Si ces sujets qui n’ont rien d’anodins, les compositions de Charlotte et Bolis ne se prennent pas pour autant au sérieux, un aspect fondamental de leur collaboration. Pour preuve cette chanson sur la prononciation française de Will Smith (‘Huille Smisse’) qui fait preuve d’un certain sens de l’auto-dérision ou encore ‘It Hit Me’, un titre percutant sur la prise de conscience de son propre pouvoir de séduction qui détaille les premiers émois adolescents de Charlotte et Bolis sur un beat techno-indus qui claque délicieusement bien.

Bolis Pupul – lead (colour)

Au-delà de sa portée thématique, Topical Dancer illustre bien la spécificité du son de Charlotte et Bolis : profond et efficace à la fois. Ils ont l’art et la manière de revisiter certains genres pourtant familiers avec toujours un petit côté décalé ; des chansons qui ne semblent pas achevées ou un peu bancales, mais qui font un carton en club. “On aime bien brouiller un peu les pistes,” déclare Bolis en riant. “Si jamais on a l’impression de faire quelque chose qui existe déjà, on change de cap aussitôt, nous sommes en permanence à la recherche de ce petit quelque chose qui fait que ça ne sonne pas vraiment comme de la pop ou du R&B, ni comme de la techno. Nous mélangeons constamment différents univers. Lorsque c’est trop prévisible, Charlotte et moi on s’ennuie.” Une chanson dans l’album traite d’ailleurs précisément de ce point, ‘Ceci N’est Pas Un Cliché’, dans laquelle Charlotte débite des phrases éculées de chansons pop comme “I throw my hands up in the air” ou “I’m down onmy knees begging you please”.

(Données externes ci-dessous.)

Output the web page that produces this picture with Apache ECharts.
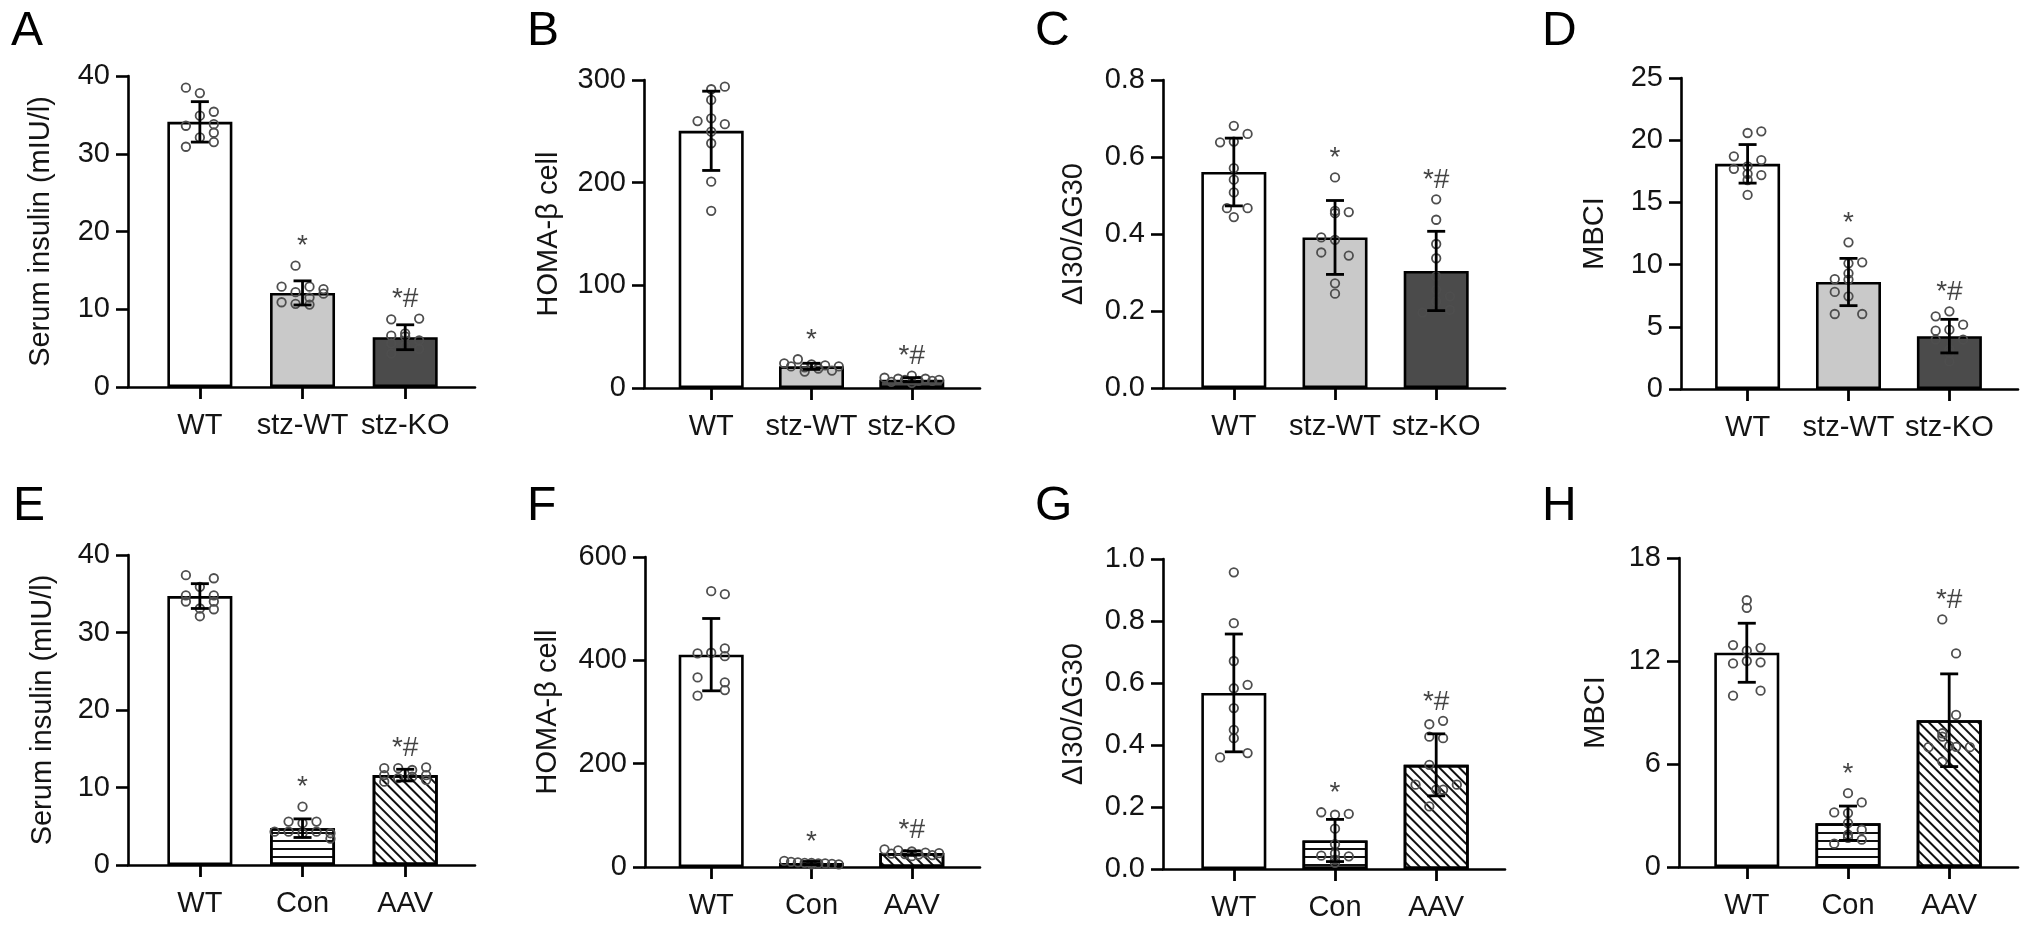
<!DOCTYPE html>
<html>
<head>
<meta charset="utf-8">
<script src="https://cdn.jsdelivr.net/npm/echarts@6.0.0/dist/echarts.min.js"></script>
<style>
  html, body { margin: 0; padding: 0; background: #fff; }
  #chart { width: 2032px; height: 927px; }
</style>
</head>
<body>
<div id="chart"></div>
<script>
// groups
const catsTop = ['WT', 'stz-WT', 'stz-KO'];
const catsBottom = ['WT', 'Con', 'AAV'];
const marks = ['', '*', '*#'];

// A: serum insulin, stz model
const A_mean = [34.1, 12.1, 6.4];
const A_sd = [2.6, 1.55, 1.6];
const A_pts = [
  [38.5, 37.8, 35.4, 34.9, 33.6, 33.8, 32.1, 32.7, 30.9, 31.5],
  [15.6, 12.9, 12.9, 12.6, 12.2, 12.0, 11.5, 10.9, 10.7, 10.6],
  [8.7, 8.8, 6.6, 6.9, 6.0, 5.6, 5.3, 4.9, 4.3, 6.5]
];
// B: HOMA-beta cell
const B_mean = [250.5, 21.1, 8.1];
const B_sd = [38.6, 3.0, 2.0];
const B_pts = [
  [291, 293.5, 260, 257, 280.6, 262.7, 249.7, 238.4, 201, 172.6],
  [28, 24, 23, 22, 21, 21, 20, 19, 17, 16],
  [12, 10, 9, 9, 8, 8, 7, 7, 6, 5]
];
// C: dI30/dG30
const C_mean = [0.561, 0.391, 0.304];
const C_sd = [0.088, 0.096, 0.103];
const C_pts = [
  [0.681, 0.660, 0.638, 0.640, 0.571, 0.541, 0.508, 0.467, 0.467, 0.444],
  [0.547, 0.457, 0.454, 0.391, 0.385, 0.352, 0.344, 0.272, 0.245, 0.46],
  [0.490, 0.437, 0.374, 0.337, 0.290, 0.255, 0.238, 0.196, 0.203, 0.225]
];
// D: MBCI
const D_mean = [18.1, 8.6, 4.25];
const D_sd = [1.55, 1.9, 1.35];
const D_pts = [
  [20.58, 20.71, 18.7, 18.4, 17.7, 17.2, 17.9, 16.8, 15.6, 17.3],
  [11.79, 10.18, 8.84, 10.1, 7.8, 8.8, 7.45, 6.03, 6.03, 9.3],
  [6.24, 5.84, 5.17, 4.69, 4.77, 3.97, 3.97, 3.16, 2.22, 2.9]
];
// E: serum insulin, AAV model
const E_mean = [34.7, 4.75, 11.6];
const E_sd = [1.6, 1.2, 0.75];
const E_pts = [
  [37.4, 37.0, 35.9, 34.8, 34.8, 34.0, 34.0, 33.1, 32.1, 33.0],
  [7.53, 5.6, 5.6, 5.4, 4.3, 4.3, 4.3, 4.1, 3.4, 4.1],
  [12.5, 12.6, 12.5, 12.26, 11.6, 11.6, 11.2, 11.4, 10.75, 10.97]
];
// F: HOMA-beta cell
const F_mean = [411, 7.7, 27];
const F_sd = [70, 3, 4];
const F_pts = [
  [533.8, 528, 413.4, 414.7, 423, 408, 367, 357.4, 342.5, 331.6],
  [12, 10, 9, 8, 8, 7, 7, 6, 5, 5],
  [34, 32, 30, 28, 27, 26, 25, 24, 23, 21]
];
// G: dI30/dG30
const G_mean = [0.568, 0.092, 0.336];
const G_sd = [0.19, 0.068, 0.1];
const G_pts = [
  [0.957, 0.793, 0.594, 0.671, 0.583, 0.519, 0.449, 0.422, 0.360, 0.374],
  [0.183, 0.175, 0.178, 0.043, 0.041, 0.030, 0.05, 0.08, 0.13, 0.02],
  [0.467, 0.478, 0.427, 0.422, 0.336, 0.272, 0.272, 0.256, 0.202, 0.256]
];
// H: MBCI
const H_mean = [12.48, 2.55, 8.55];
const H_sd = [1.72, 1.0, 2.7];
const H_pts = [
  [15.54, 15.1, 12.93, 12.77, 12.6, 11.86, 11.92, 9.98, 10.27, 12.0],
  [4.3, 3.76, 3.18, 3.14, 2.56, 2.17, 1.88, 1.59, 1.36, 1.7],
  [14.42, 12.44, 8.86, 7.79, 6.98, 7.05, 6.98, 6.14, 7.6, 7.0]
];

// dot columns (horizontal spread of the scatter, layout only)
const A_cols = [[-2,0,2,0,-2,2,0,2,-2,2], [-1,-3,1,3,-1,3,1,-3,-1,1], [-2,2,-2,0,2,-2,0,2,-2,0]];
const B_cols = [[0,2,-2,2,0,0,0,0,0,0], [-2,-4,0,2,-3,4,-1,1,3,-1], [0,-4,-2,2,4,-1,1,3,-3,0]];
const C_cols = [[0,2,-2,0,0,0,0,2,-1,0], [0,2,0,-2,0,-2,2,0,0,0], [0,0,0,0,0,0,2,-2,2,0]];
const D_cols = [[0,2,-2,2,-2,2,0,0,0,0], [0,2,-2,0,-2,0,0,-2,2,0], [0,-2,2,-2,0,-2,2,0,0,0]];
const E_cols = [[-2,2,0,-2,2,-2,2,0,0,2], [0,-2,2,0,-4,-2,2,4,4,0], [-3,3,-1,1,-3,3,-1,1,-3,3]];
const F_cols = [[0,2,-2,0,2,2,-2,2,2,-2], [-4,-3,-2,-1,0,1,2,3,4,0], [-4,-2,0,2,4,-3,-1,1,3,0]];
const G_cols = [[0,0,2,0,0,0,0,0,-2,2], [-2,0,2,-2,2,0,0,0,0,0], [-1,1,-1,1,-1,-3,3,0,-1,1]];
const H_cols = [[0,0,-2,2,0,-2,2,-2,2,0], [0,2,-2,0,0,2,0,2,-2,0], [-1,1,1,-1,-3,0,3,-1,-1,1]];

const FONT = 'Liberation Sans, Arial, Helvetica, sans-serif';
const INK = '#141414';

const fills = {
  white: { color: '#ffffff' },
  light: { color: '#c9c9c9' },
  dark: { color: '#4b4b4b' },
  hlines: { color: '#ffffff', decal: { symbol: 'rect', symbolSize: 1, color: '#111', dashArrayX: [1, 0], dashArrayY: [1.8, 5.5], rotation: 0 } },
  diag: { color: '#ffffff', decal: { symbol: 'rect', symbolSize: 1, color: '#111', dashArrayX: [1, 0], dashArrayY: [1.6, 4.3], rotation: Math.PI / 4 } }
};

const panels = [
  { tag: 'A', name: 'Serum insulin (mIU/l)', cats: catsTop, mean: A_mean, sd: A_sd, pts: A_pts, cols: A_cols, max: 40, step: 10, dec: 0, fill: ['white', 'light', 'dark'] },
  { tag: 'B', name: 'HOMA-\u03b2 cell', cats: catsTop, mean: B_mean, sd: B_sd, pts: B_pts, cols: B_cols, max: 300, step: 100, dec: 0, fill: ['white', 'light', 'dark'] },
  { tag: 'C', name: '\u0394I30/\u0394G30', cats: catsTop, mean: C_mean, sd: C_sd, pts: C_pts, cols: C_cols, max: 0.8, step: 0.2, dec: 1, fill: ['white', 'light', 'dark'] },
  { tag: 'D', name: 'MBCI', cats: catsTop, mean: D_mean, sd: D_sd, pts: D_pts, cols: D_cols, max: 25, step: 5, dec: 0, fill: ['white', 'light', 'dark'] },
  { tag: 'E', name: 'Serum insulin (mIU/l)', cats: catsBottom, mean: E_mean, sd: E_sd, pts: E_pts, cols: E_cols, max: 40, step: 10, dec: 0, fill: ['white', 'hlines', 'diag'] },
  { tag: 'F', name: 'HOMA-\u03b2 cell', cats: catsBottom, mean: F_mean, sd: F_sd, pts: F_pts, cols: F_cols, max: 600, step: 200, dec: 0, fill: ['white', 'hlines', 'diag'] },
  { tag: 'G', name: '\u0394I30/\u0394G30', cats: catsBottom, mean: G_mean, sd: G_sd, pts: G_pts, cols: G_cols, max: 1.0, step: 0.2, dec: 1, fill: ['white', 'hlines', 'diag'] },
  { tag: 'H', name: 'MBCI', cats: catsBottom, mean: H_mean, sd: H_sd, pts: H_pts, cols: H_cols, max: 18, step: 6, dec: 0, fill: ['white', 'hlines', 'diag'] }
];

// pixel layout of each panel
const layout = [
  { left: 128, width: 347, top: 76, height: 311, xmin: -0.70, gap: 73, lx: 11, ly: 8 },
  { left: 644, width: 336, top: 80, height: 308, xmin: -0.67, gap: 81, lx: 527, ly: 8 },
  { left: 1163, width: 342, top: 80, height: 308, xmin: -0.70, gap: 75, lx: 1035, ly: 8 },
  { left: 1681, width: 337, top: 78, height: 311, xmin: -0.66, gap: 72, lx: 1542, ly: 8 },
  { left: 128, width: 347, top: 555, height: 310, xmin: -0.70, gap: 71, lx: 13, ly: 483 },
  { left: 645, width: 335, top: 557, height: 310, xmin: -0.66, gap: 83, lx: 527, ly: 483 },
  { left: 1163, width: 342, top: 559, height: 310, xmin: -0.70, gap: 75, lx: 1035, ly: 483 },
  { left: 1679, width: 339, top: 558, height: 309, xmin: -0.67, gap: 69, lx: 1542, ly: 483 }
];
const XMAX = 2.68;
const JIT = 0.068;
const TICK = 12;
const N = panels.length;

const grid = [], xAxis = [], yAxis = [], series = [], graphic = [];

panels.forEach(function (p, i) {
  const L = layout[i];
  grid.push({ left: L.left, top: L.top, width: L.width, height: L.height });
  xAxis.push({
    type: 'value', gridIndex: i, min: L.xmin, max: XMAX,
    axisLine: { show: true, onZero: false, lineStyle: { color: '#000', width: 2.6 } },
    axisTick: { show: false },
    axisLabel: { show: false },
    splitLine: { show: false }
  });
  yAxis.push({
    type: 'value', gridIndex: i, min: 0, max: p.max, interval: p.step,
    name: p.name, nameLocation: 'middle', nameGap: L.gap,
    nameTextStyle: { color: INK, fontFamily: FONT, fontSize: 29 },
    axisLine: { show: true, onZero: false, lineStyle: { color: '#000', width: 2.6 } },
    axisTick: { show: true, length: TICK, lineStyle: { color: '#000', width: 2.6 } },
    axisLabel: {
      margin: 18, color: INK, fontFamily: FONT, fontSize: 29,
      formatter: function (v) { return p.dec ? v.toFixed(p.dec) : String(Math.round(v)); }
    },
    splitLine: { show: false }
  });

  series.push({
    type: 'bar', xAxisIndex: i, yAxisIndex: i, barWidth: 65, z: 2, silent: true,
    data: p.mean.map(function (m, j) {
      const f = fills[p.fill[j]];
      return { value: [j, m], itemStyle: Object.assign({ borderColor: '#000', borderWidth: 2.6 }, f) };
    })
  });

  const dots = [];
  p.pts.forEach(function (g, j) {
    g.forEach(function (v, k) { dots.push([j + p.cols[j][k] * JIT, v]); });
  });
  series.push({
    type: 'scatter', xAxisIndex: i, yAxisIndex: i, z: 3, silent: true,
    symbol: 'circle', symbolSize: 8.5,
    itemStyle: { color: 'rgba(0,0,0,0)', borderColor: '#4e4e4e', borderWidth: 1.8, opacity: 1 },
    data: dots
  });

  // mean +/- SD error bars
  series.push({
    type: 'custom', xAxisIndex: i, yAxisIndex: i, z: 4, silent: true,
    data: p.mean.map(function (m, j) { return [j, m - p.sd[j], m + p.sd[j]]; }),
    encode: { x: 0, y: [1, 2] },
    renderItem: function (params, api) {
      const x = api.value(0);
      const a = api.coord([x, api.value(2)]);
      const b = api.coord([x, api.value(1)]);
      const w = 9;
      const st = { stroke: '#000', lineWidth: 2.8 };
      return {
        type: 'group', children: [
          { type: 'line', shape: { x1: a[0], y1: a[1], x2: b[0], y2: b[1] }, style: st },
          { type: 'line', shape: { x1: a[0] - w, y1: a[1], x2: a[0] + w, y2: a[1] }, style: st },
          { type: 'line', shape: { x1: b[0] - w, y1: b[1], x2: b[0] + w, y2: b[1] }, style: st }
        ]
      };
    }
  });

  const markData = [];
  p.mean.forEach(function (m, j) {
    if (!marks[j]) return;
    const top = Math.max(m + p.sd[j], Math.max.apply(null, p.pts[j]));
    markData.push({ value: [j, top], label: { formatter: marks[j] } });
  });
  series.push({
    type: 'scatter', xAxisIndex: i, yAxisIndex: i, z: 5, silent: true,
    symbolSize: 0,
    label: { show: true, position: 'inside', offset: [0, -19], color: INK, fontFamily: FONT, fontSize: 28 },
    data: markData
  });

  graphic.push({
    type: 'text', left: L.lx, top: L.ly,
    style: { text: p.tag, fill: '#000', font: '48px ' + FONT }
  });
});

// category axes: span exactly from the first to the last group centre
panels.forEach(function (p, i) {
  const L = layout[i];
  const ppu = L.width / (XMAX - L.xmin);
  grid.push({ left: L.left - L.xmin * ppu, top: L.top, width: (p.cats.length - 1) * ppu, height: L.height });
  xAxis.push({
    type: 'value', gridIndex: N + i, min: 0, max: p.cats.length - 1, interval: 1,
    axisLine: { show: true, onZero: false, lineStyle: { color: 'rgba(0,0,0,0)', width: 0 } },
    axisTick: { show: true, inside: false, length: TICK, lineStyle: { color: '#000', width: 2.8 } },
    axisLabel: {
      margin: 24, color: INK, fontFamily: FONT, fontSize: 29, showMinLabel: true, showMaxLabel: true,
      formatter: function (v) { return p.cats[Math.round(v)]; }
    },
    splitLine: { show: false }
  });
  yAxis.push({ type: 'value', gridIndex: N + i, min: 0, max: 1, show: false });
});

const chart = echarts.init(document.getElementById('chart'), null, { renderer: 'canvas' });
chart.setOption({
  animation: false,
  backgroundColor: '#fff',
  grid: grid, xAxis: xAxis, yAxis: yAxis, series: series, graphic: graphic
});
</script>
</body>
</html>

Topical Dancer n’est cependant pas un album qui cherche à pointer du doigt, ni à être dogmatique sur les sujets abordés, mais plutôt à parler émancipation par le biais de l’humour. “Je ne veux pas sentir tout ce poids sur mes épaules,” poursuit Charlotte. “Il n’est pas question pour moi de porter ces croix. Topical Dancer est une façon pour moi de me libérer de ces sujets. Et de m’amuser.”